We’ll get a hint Wednesday when a Catholic church in Sichuan province is supposed to ordain a new bishop, Father Peter Luo Xuegang. He has the rare distinction of being acceptable to the powers-that-be in both Vatican City and Beijing.
But, as is often the case when it comes to the dealings of two of the most opaque and authoritarian organizations on the planet, the details will be crucial. Whether or not Father Peter becomes a Vatican-recognized bishop will depend on what part another Chinese man of the cloth plays in the ceremony.
Paul Lei Shiyin, who is also from Sichuan, was one of two bishops ordained in June by the Chinese Patriotic Catholic Association, without approval from Rome. The Vatican excommunicated them both a week later.
( The CPCA is the only Catholic organization recognized by the Chinese government. Founded in 1957 by the State Administration for Religious Affairs, it now has some six million members, including 170 of its own bishops. Millions more Christians, many of them devout Roman Catholics, worship in independent and unrecognized “house churches.”)
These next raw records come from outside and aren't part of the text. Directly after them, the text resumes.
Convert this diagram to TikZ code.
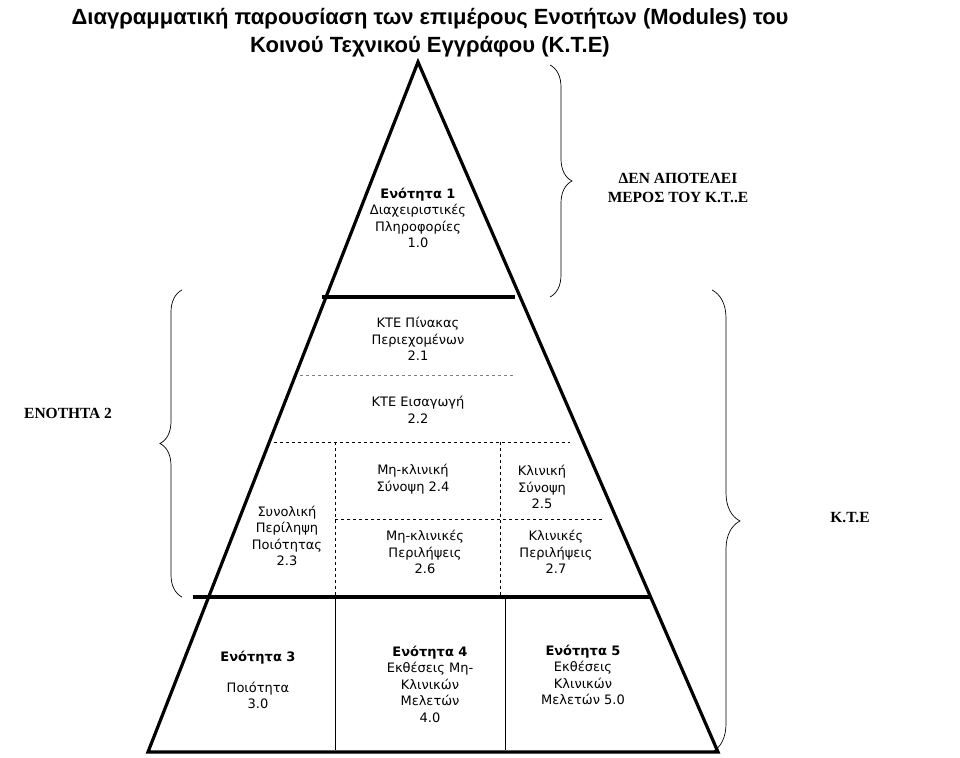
\documentclass[tikz,border=0pt]{standalone}
\usepackage{fontspec}
\setmainfont{Liberation Serif}
\newfontfamily\arialf{Liberation Sans}
\newfontfamily\bodyf{DejaVu Sans}
\usetikzlibrary{decorations.pathreplacing}
\begin{document}
\begin{tikzpicture}[x=1pt,y=-1pt,
  thick line/.style={line width=3.2pt},
  dash line/.style={dashed,line width=0.8pt},
  body/.style={font=\bodyf\fontsize{13}{16.5}\selectfont,align=center},
  lab/.style={font=\bfseries\fontsize{15.5}{19}\selectfont,align=center},
  bracestyle/.style={decorate,decoration={brace,amplitude=22pt},line width=0.7pt}]
\useasboundingbox (0,0) rectangle (960,757);
\coordinate (apex) at (418,62);
\coordinate (bl) at (148,752);
\coordinate (br) at (718,752);
\draw[thick line,line join=miter] (apex) -- (br) -- (bl) -- cycle;
\draw[thick line] (322,297) -- (515,297);
\draw[thick line] (193,597) -- (650,597);
\draw[dash line,gray] (300,375) -- (513,375);
\draw[dash line] (268,442) -- (570,442);
\draw[dash line] (335,519) -- (602,519);
\draw[dash line] (335,442) -- (335,597);
\draw[dash line] (500,442) -- (500,597);
\draw[line width=0.6pt] (335,597) -- (335,750);
\draw[line width=0.6pt] (505,597) -- (505,750);
% texts
\node[font=\arialf\bfseries\fontsize{22}{28}\selectfont,align=center] (title) at (430,33)
 {Διαγραμματική παρουσίαση των επιμέρους Ενοτήτων (Modules) του\\Κοινού Τεχνικού Εγγράφου (Κ.Τ.Ε)};
\node[body] (m1) at (418,218) {\textbf{Ενότητα 1}\\Διαχειριστικές\\Πληροφορίες\\1.0};
\node[body] (m21) at (418,339) {ΚΤΕ Πίνακας\\Περιεχομένων\\2.1};
\node[body] (m22) at (418,410) {ΚΤΕ Εισαγωγή\\2.2};
\node[body] (m23) at (287,536) {Συνολική\\Περίληψη\\Ποιότητας\\2.3};
\node[body] (m24) at (413,479) {Μη-κλινική\\Σύνοψη 2.4};
\node[body] (m26) at (425,552) {Μη-κλινικές\\Περιλήψεις\\2.6};
\node[body] (m25) at (542,487) {Κλινική\\Σύνοψη\\2.5};
\node[body] (m27) at (556,552) {Κλινικές\\Περιλήψεις\\2.7};
\node[body] (m3) at (258,680) {\textbf{Ενότητα 3}\\[14pt]Ποιότητα\\3.0};
\node[body] (m4) at (430,684) {\textbf{Ενότητα 4}\\Εκθέσεις Μη-\\Κλινικών\\Μελετών\\4.0};
\node[body] (m5) at (583,675) {\textbf{Ενότητα 5}\\Εκθέσεις\\Κλινικών\\Μελετών 5.0};
\node[lab] (den) at (678,188) {ΔΕΝ ΑΠΟΤΕΛΕΙ\\ΜΕΡΟΣ ΤΟΥ Κ.Τ..Ε};
\node[lab] (en2) at (68,413) {ΕΝΟΤΗΤΑ 2};
\node[lab] (kte) at (850,518) {Κ.Τ.Ε};
% braces
\coordinate (b1a) at (550,65);
\coordinate (b1b) at (550,297);
\draw[bracestyle] (b1a) -- (b1b);
\coordinate (b2a) at (182,290);
\coordinate (b2b) at (182,597);
\draw[bracestyle] (b2b) -- (b2a);
\coordinate (b3a) at (712,290);
\coordinate (b3b) at (712,752);
\draw[decorate,decoration={brace,amplitude=28pt},line width=0.7pt] (b3a) -- (b3b);
\end{tikzpicture}
\end{document}
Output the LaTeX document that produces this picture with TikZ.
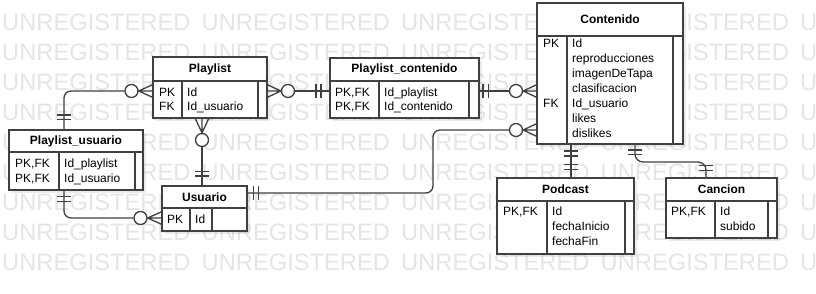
\documentclass[tikz,border=0pt]{standalone}
\usepackage{fontspec}
\setmainfont{Liberation Sans}
\usetikzlibrary{shadows}
\definecolor{linec}{RGB}{64,64,64}
\definecolor{wmark}{RGB}{229,229,229}
\begin{document}
\begin{tikzpicture}[x=1pt,y=-1pt,
  ln/.style={draw=linec,line width=1.3pt},
  tbl/.style={rectangle,draw=linec,line width=1.3pt,fill=white,inner sep=0pt,outer sep=0pt,anchor=north west,
    drop shadow={shadow xshift=3pt,shadow yshift=-3pt,fill=black,opacity=0.08}},
  hdr/.style={font=\fontsize{12}{14}\selectfont\bfseries,inner sep=0pt},
  fld/.style={font=\fontsize{12}{14}\selectfont,anchor=base west,inner sep=0pt},
  ring/.style={circle,draw=linec,line width=1.3pt,fill=white,minimum size=13pt,inner sep=0pt},
  wm/.style={font=\fontsize{23.7}{28}\selectfont,text=wmark,anchor=base west,inner sep=0pt}]

\useasboundingbox[fill=white] (0,0) rectangle (816,293);
\clip (0,0) rectangle (816,293);

% background watermark rows
\foreach \r in {0,...,8}{
  \foreach \c in {0,...,4}{
    \node[wm] (wm-\r-\c) at (2+199.5*\c, 30+30*\r) {UNREGISTERED};
  }
}

% ---------- tables ----------
\node[tbl,minimum width=114pt,minimum height=61pt] (playlist) at (153,57) {};
\node[tbl,minimum width=149pt,minimum height=60pt] (plcont) at (330,58) {};
\node[tbl,minimum width=146pt,minimum height=141pt] (contenido) at (537,3) {};
\node[tbl,minimum width=134pt,minimum height=60pt] (plusr) at (9,130) {};
\node[tbl,minimum width=85pt,minimum height=45pt] (usuario) at (162,186) {};
\node[tbl,minimum width=137pt,minimum height=76pt] (podcast) at (497,178) {};
\node[tbl,minimum width=111pt,minimum height=60pt] (cancion) at (666,178) {};

% header separators and column dividers
\draw[ln] (playlist.west |- 0,81) -- (playlist.east |- 0,81)
          (182,81) -- (playlist.south -| 182,0) (258,81) -- (playlist.south -| 258,0);
\draw[ln] (plcont.west |- 0,81) -- (plcont.east |- 0,81)
          (379,81) -- (plcont.south -| 379,0) (469,81) -- (plcont.south -| 469,0);
\draw[ln] (contenido.west |- 0,36) -- (contenido.east |- 0,36)
          (567,36) -- (contenido.south -| 567,0) (673,36) -- (contenido.south -| 673,0);
\draw[ln] (plusr.west |- 0,152) -- (plusr.east |- 0,152)
          (59,152) -- (plusr.south -| 59,0) (135,152) -- (plusr.south -| 135,0);
\draw[ln] (usuario.west |- 0,208) -- (usuario.east |- 0,208)
          (190,208) -- (usuario.south -| 190,0) (212,208) -- (usuario.south -| 212,0);
\draw[ln] (podcast.west |- 0,201) -- (podcast.east |- 0,201)
          (547,201) -- (podcast.south -| 547,0) (625,201) -- (podcast.south -| 625,0);
\draw[ln] (cancion.west |- 0,201) -- (cancion.east |- 0,201)
          (715,201) -- (cancion.south -| 715,0) (768,201) -- (cancion.south -| 768,0);

% headers
\node[hdr] (playlist-h) at (210,69) {Playlist};
\node[hdr] (plcont-h) at (404.5,69.5) {Playlist\_contenido};
\node[hdr] (contenido-h) at (610,19.5) {Contenido};
\node[hdr] (plusr-h) at (76,141) {Playlist\_usuario};
\node[hdr] (usuario-h) at (204.5,197) {Usuario};
\node[hdr] (podcast-h) at (565.5,189.5) {Podcast};
\node[hdr] (cancion-h) at (721.5,189.5) {Cancion};

% fields
\node[fld] (pl-k1) at (159,96) {PK};
\node[fld] (pl-k2) at (159,110.5) {FK};
\node[fld] (pl-a1) at (187,96) {Id};
\node[fld] (pl-a2) at (187,110.5) {Id\_usuario};

\node[fld] (pc-k1) at (335,96) {PK,FK};
\node[fld] (pc-k2) at (335,110.5) {PK,FK};
\node[fld] (pc-a1) at (384,96) {Id\_playlist};
\node[fld] (pc-a2) at (384,110.5) {Id\_contenido};

\node[fld] (co-k1) at (543,47) {PK};
\node[fld] (co-k2) at (543,107.3) {FK};
\foreach \t [count=\i from 0] in {Id,reproducciones,imagenDeTapa,clasificacion,Id\_usuario,likes,dislikes}{
  \node[fld] (co-a\i) at (572,47+15.05*\i) {\t};
}

\node[fld] (pu-k1) at (15,167.6) {PK,FK};
\node[fld] (pu-k2) at (15,182.6) {PK,FK};
\node[fld] (pu-a1) at (64,167.6) {Id\_playlist};
\node[fld] (pu-a2) at (64,182.6) {Id\_usuario};

\node[fld] (us-k1) at (167,223.5) {PK};
\node[fld] (us-a1) at (195,223.5) {Id};

\node[fld] (po-k1) at (503,215) {PK,FK};
\node[fld] (po-a1) at (552,215) {Id};
\node[fld] (po-a2) at (552,230.2) {fechaInicio};
\node[fld] (po-a3) at (552,245.4) {fechaFin};

\node[fld] (ca-k1) at (671,215) {PK,FK};
\node[fld] (ca-a1) at (720,215) {Id};
\node[fld] (ca-a2) at (720,230.2) {subido};

% ---------- relationships ----------
% Playlist_usuario -- Playlist
\node[ring] (r1) at (131.5,91) {};
\draw[ln,rounded corners=7] (r1.west) -| (plusr.north -| 64,0);
\draw[ln] (57,115) -- (71,115) (57,119.5) -- (71,119.5);
\draw[ln] (playlist.west |- 0,84.5) -- (r1.east) -- (playlist.west |- 0,97.5)
          (r1.east) -- (playlist.west |- r1);

% Playlist_usuario -- Usuario
\node[ring] (r2) at (140.5,218) {};
\draw[ln,rounded corners=7] (plusr.south -| 64,0) |- (r2.west);
\draw[ln] (57,196.5) -- (71,196.5) (57,201.5) -- (71,201.5);
\draw[ln] (usuario.west |- 0,211.5) -- (r2.east) -- (usuario.west |- 0,224.5)
          (r2.east) -- (usuario.west |- r2);

% Playlist -- Usuario
\node[ring] (r3) at (202,140) {};
\draw[ln] (r3.south) -- (usuario.north -| r3);
\draw[ln] (195,171.5) -- (209,171.5) (195,176) -- (209,176);
\draw[ln] (playlist.south -| 195,0) -- (r3.north) -- (playlist.south -| 209,0)
          (r3.north) -- (playlist.south -| r3);

% Playlist -- Playlist_contenido
\node[ring] (r4) at (288,91) {};
\draw[ln] (r4.east) -- (plcont.west |- r4);
\draw[ln] (316,84) -- (316,98) (321,84) -- (321,98);
\draw[ln] (playlist.east |- 0,84.5) -- (r4.west) -- (playlist.east |- 0,97.5)
          (r4.west) -- (playlist.east |- r4);

% Playlist_contenido -- Contenido
\node[ring] (r5) at (516,91) {};
\draw[ln] (plcont.east |- r5) -- (r5.west);
\draw[ln] (483,84) -- (483,98) (488.5,84) -- (488.5,98);
\draw[ln] (contenido.west |- 0,84.5) -- (r5.east) -- (contenido.west |- 0,97.5)
          (r5.east) -- (contenido.west |- r5);

% Usuario -- Contenido
\node[ring] (r6) at (516,130) {};
\draw[ln,rounded corners=7] (usuario.east |- 0,193) -| (433,130) -- (r6.west);
\draw[ln] (253.5,186) -- (253.5,200) (258.5,186) -- (258.5,200);
\draw[ln] (contenido.west |- 0,123.5) -- (r6.east) -- (contenido.west |- 0,136.5)
          (r6.east) -- (contenido.west |- r6);

% Contenido -- Podcast
\draw[ln] (contenido.south -| 571,0) -- (podcast.north -| 571,0);
\draw[ln] (564,151) -- (578,151) (564,156) -- (578,156)
          (564,164.5) -- (578,164.5) (564,169.5) -- (578,169.5);

% Contenido -- Cancion
\draw[ln,rounded corners=8] (contenido.south -| 635,0) -- (635,162) -- (706,162) -- (cancion.north -| 706,0);
\draw[ln] (628,150) -- (642,150) (628,154.5) -- (642,154.5)
          (699,165.5) -- (713,165.5) (699,170.5) -- (713,170.5);

\end{tikzpicture}
\end{document}
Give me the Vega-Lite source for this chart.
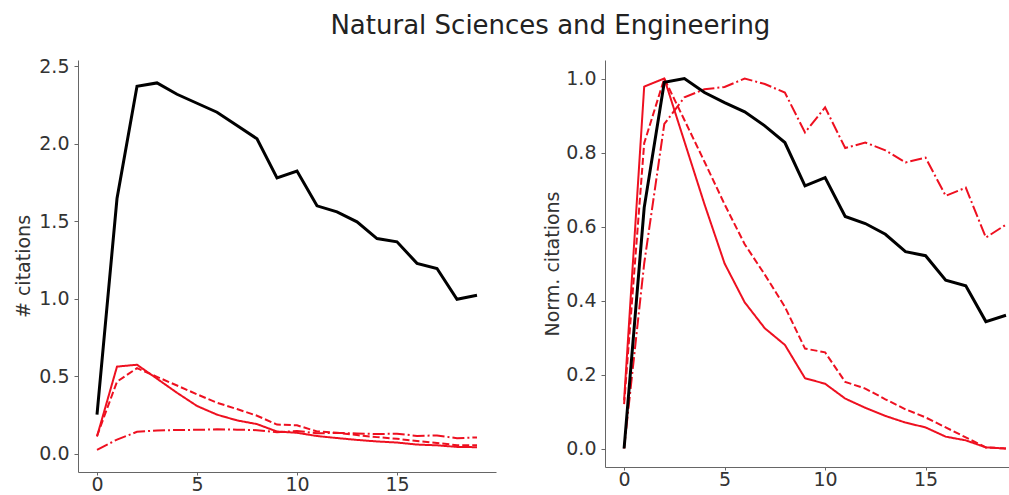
{
  "$schema": "https://vega.github.io/schema/vega-lite/v6.json",
  "padding": {"left": 14, "top": 12, "right": 0, "bottom": 0},
  "background": "white",
  "title": {"text": "Natural Sciences and Engineering", "font": "DejaVu Sans", "fontSize": 26, "fontWeight": "normal", "color": "#222222", "anchor": "middle", "dx": 37, "offset": 18.5},
  "config": {
    "view": {"stroke": null},
    "axis": {"grid": false, "domainColor": "#666666", "tickColor": "#666666", "tickSize": 4, "labelFont": "DejaVu Sans", "labelFontSize": 19, "labelColor": "#333333", "labelPadding": 5, "titleFont": "DejaVu Sans", "titleFontSize": 19, "titleFontWeight": "normal", "titleColor": "#333333", "titlePadding": 3},
    "axisX": {"tickSize": 3, "labelPadding": 0}
  },
  "data": {"values": [
    {"t":0,"s":"A","c":0.253,"n":0},{"t":1,"s":"A","c":1.647,"n":0.651},{"t":2,"s":"A","c":2.371,"n":0.99},{"t":3,"s":"A","c":2.393,"n":1.0},{"t":4,"s":"A","c":2.32,"n":0.962},{"t":5,"s":"A","c":2.262,"n":0.935},{"t":6,"s":"A","c":2.204,"n":0.91},{"t":7,"s":"A","c":2.118,"n":0.872},{"t":8,"s":"A","c":2.033,"n":0.827},{"t":9,"s":"A","c":1.78,"n":0.71},{"t":10,"s":"A","c":1.825,"n":0.732},{"t":11,"s":"A","c":1.6,"n":0.627},{"t":12,"s":"A","c":1.561,"n":0.608},{"t":13,"s":"A","c":1.497,"n":0.579},{"t":14,"s":"A","c":1.389,"n":0.532},{"t":15,"s":"A","c":1.368,"n":0.521},{"t":16,"s":"A","c":1.229,"n":0.455},{"t":17,"s":"A","c":1.196,"n":0.44},{"t":18,"s":"A","c":0.997,"n":0.343},{"t":19,"s":"A","c":1.023,"n":0.36},
    {"t":0,"s":"B","c":0.112,"n":0.13},{"t":1,"s":"B","c":0.563,"n":0.978},{"t":2,"s":"B","c":0.575,"n":1.0},{"t":3,"s":"B","c":0.485,"n":0.83},{"t":4,"s":"B","c":0.394,"n":0.66},{"t":5,"s":"B","c":0.309,"n":0.5},{"t":6,"s":"B","c":0.253,"n":0.395},{"t":7,"s":"B","c":0.216,"n":0.325},{"t":8,"s":"B","c":0.192,"n":0.28},{"t":9,"s":"B","c":0.144,"n":0.19},{"t":10,"s":"B","c":0.136,"n":0.175},{"t":11,"s":"B","c":0.115,"n":0.135},{"t":12,"s":"B","c":0.102,"n":0.11},{"t":13,"s":"B","c":0.09,"n":0.088},{"t":14,"s":"B","c":0.08,"n":0.07},{"t":15,"s":"B","c":0.073,"n":0.057},{"t":16,"s":"B","c":0.06,"n":0.032},{"t":17,"s":"B","c":0.055,"n":0.022},{"t":18,"s":"B","c":0.045,"n":0.003},{"t":19,"s":"B","c":0.043,"n":0.0},
    {"t":0,"s":"C","c":0.115,"n":0.12},{"t":1,"s":"C","c":0.466,"n":0.825},{"t":2,"s":"C","c":0.553,"n":1.0},{"t":3,"s":"C","c":0.497,"n":0.888},{"t":4,"s":"C","c":0.441,"n":0.775},{"t":5,"s":"C","c":0.384,"n":0.66},{"t":6,"s":"C","c":0.33,"n":0.552},{"t":7,"s":"C","c":0.289,"n":0.47},{"t":8,"s":"C","c":0.246,"n":0.383},{"t":9,"s":"C","c":0.189,"n":0.27},{"t":10,"s":"C","c":0.184,"n":0.26},{"t":11,"s":"C","c":0.145,"n":0.18},{"t":12,"s":"C","c":0.136,"n":0.162},{"t":13,"s":"C","c":0.121,"n":0.133},{"t":14,"s":"C","c":0.108,"n":0.106},{"t":15,"s":"C","c":0.097,"n":0.084},{"t":16,"s":"C","c":0.083,"n":0.057},{"t":17,"s":"C","c":0.07,"n":0.03},{"t":18,"s":"C","c":0.056,"n":0.003},{"t":19,"s":"C","c":0.055,"n":0.0},
    {"t":0,"s":"D","c":0.026,"n":0},{"t":1,"s":"D","c":0.092,"n":0.5},{"t":2,"s":"D","c":0.142,"n":0.877},{"t":3,"s":"D","c":0.151,"n":0.949},{"t":4,"s":"D","c":0.154,"n":0.971},{"t":5,"s":"D","c":0.155,"n":0.977},{"t":6,"s":"D","c":0.158,"n":1.0},{"t":7,"s":"D","c":0.156,"n":0.985},{"t":8,"s":"D","c":0.153,"n":0.962},{"t":9,"s":"D","c":0.139,"n":0.854},{"t":10,"s":"D","c":0.148,"n":0.922},{"t":11,"s":"D","c":0.133,"n":0.812},{"t":12,"s":"D","c":0.135,"n":0.827},{"t":13,"s":"D","c":0.132,"n":0.806},{"t":14,"s":"D","c":0.128,"n":0.773},{"t":15,"s":"D","c":0.13,"n":0.786},{"t":16,"s":"D","c":0.116,"n":0.683},{"t":17,"s":"D","c":0.119,"n":0.705},{"t":18,"s":"D","c":0.101,"n":0.57},{"t":19,"s":"D","c":0.106,"n":0.605}
  ]},
  "spacing": 47,
  "hconcat": [
    {
      "width": 418, "height": 412,
      "layer": [
        {
          "transform": [{"filter": "datum.s !== 'A'"}],
          "mark": {"type": "line", "strokeWidth": 2, "color": "#ee1020"},
          "encoding": {
            "x": {"field": "t", "type": "quantitative", "scale": {"domain": [-0.95, 19.95], "nice": false, "zero": false}, "axis": {"values": [0, 5, 10, 15], "title": null}},
            "y": {"field": "c", "type": "quantitative", "scale": {"domain": [-0.117, 2.541], "nice": false, "zero": false}, "axis": {"values": [0, 0.5, 1, 1.5, 2, 2.5], "format": ".1f", "title": "# citations", "titlePadding": 5}},
            "detail": {"field": "s", "type": "nominal"},
            "strokeDash": {"field": "s", "type": "nominal", "scale": {"domain": ["B", "C", "D"], "range": [[1, 0], [7, 3], [12, 3, 2, 3]]}, "legend": null}
          }
        },
        {
          "transform": [{"filter": "datum.s === 'A'"}],
          "mark": {"type": "line", "strokeWidth": 3, "color": "#000000"},
          "encoding": {
            "x": {"field": "t", "type": "quantitative"},
            "y": {"field": "c", "type": "quantitative"}
          }
        }
      ]
    },
    {
      "width": 404, "height": 407,
      "layer": [
        {
          "transform": [{"filter": "datum.s !== 'A'"}],
          "mark": {"type": "line", "strokeWidth": 2, "color": "#ee1020"},
          "encoding": {
            "x": {"field": "t", "type": "quantitative", "scale": {"domain": [-0.95, 19.15], "nice": false, "zero": false}, "axis": {"values": [0, 5, 10, 15], "title": null}},
            "y": {"field": "n", "type": "quantitative", "scale": {"domain": [-0.05, 1.05], "nice": false, "zero": false}, "axis": {"values": [0, 0.2, 0.4, 0.6, 0.8, 1.0], "format": ".1f", "title": "Norm. citations"}},
            "detail": {"field": "s", "type": "nominal"},
            "strokeDash": {"field": "s", "type": "nominal", "scale": {"domain": ["B", "C", "D"], "range": [[1, 0], [7, 3], [12, 3, 2, 3]]}, "legend": null}
          }
        },
        {
          "transform": [{"filter": "datum.s === 'A'"}],
          "mark": {"type": "line", "strokeWidth": 3, "color": "#000000"},
          "encoding": {
            "x": {"field": "t", "type": "quantitative"},
            "y": {"field": "n", "type": "quantitative"}
          }
        }
      ]
    }
  ],
  "resolve": {"scale": {"x": "independent", "y": "independent", "strokeDash": "shared"}}
}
Church experts say that if Father Lei plays a formal role in the ceremony, it might render the ordination illegitimate in the eyes of the Vatican and send relations back to square one. “He is forbidden according to the papal statement earlier in the year from carrying out any ministry or office so it would be a scandal if he joins as a co-consecrating bishop or a principal consecrator,” Anthony Lam, a researcher at the Roman Catholic church-affiliated Holy Spirit Study Center in Hong Kong, told the Associated Press.
The same article suggests that China is expected to insist on Father Lei’s participation, in order to give the ceremony a “patriotic” feel. In other words, brace for the old and predictable standoff.
Indeed, today’s edition of the Communist Party-affiliated Global Times newspaper contains an article headlined “Impasse remains for Vatican ties” No mention is made of Wednesday’s scheduled ordination ceremony, but the article notes that while the Vatican is believed to be willing to sever diplomatic ties with Taiwan as part of a wider deal, “the power to ordain bishops remains a sticking point.”
The Vatican refuses to change its bishop selection process for China, while the Global Times says Beijing “maintains its stance of sovereignty and self-governance on Catholicism.”
In other words, the Communist Party remains highly uncomfortable with having citizens who recognize authorities – the Vatican, the Pope, God – higher than the Standing Committee of the Politburo. And the Vatican isn’t willing to give the Politburo a say in matters it believes are divine.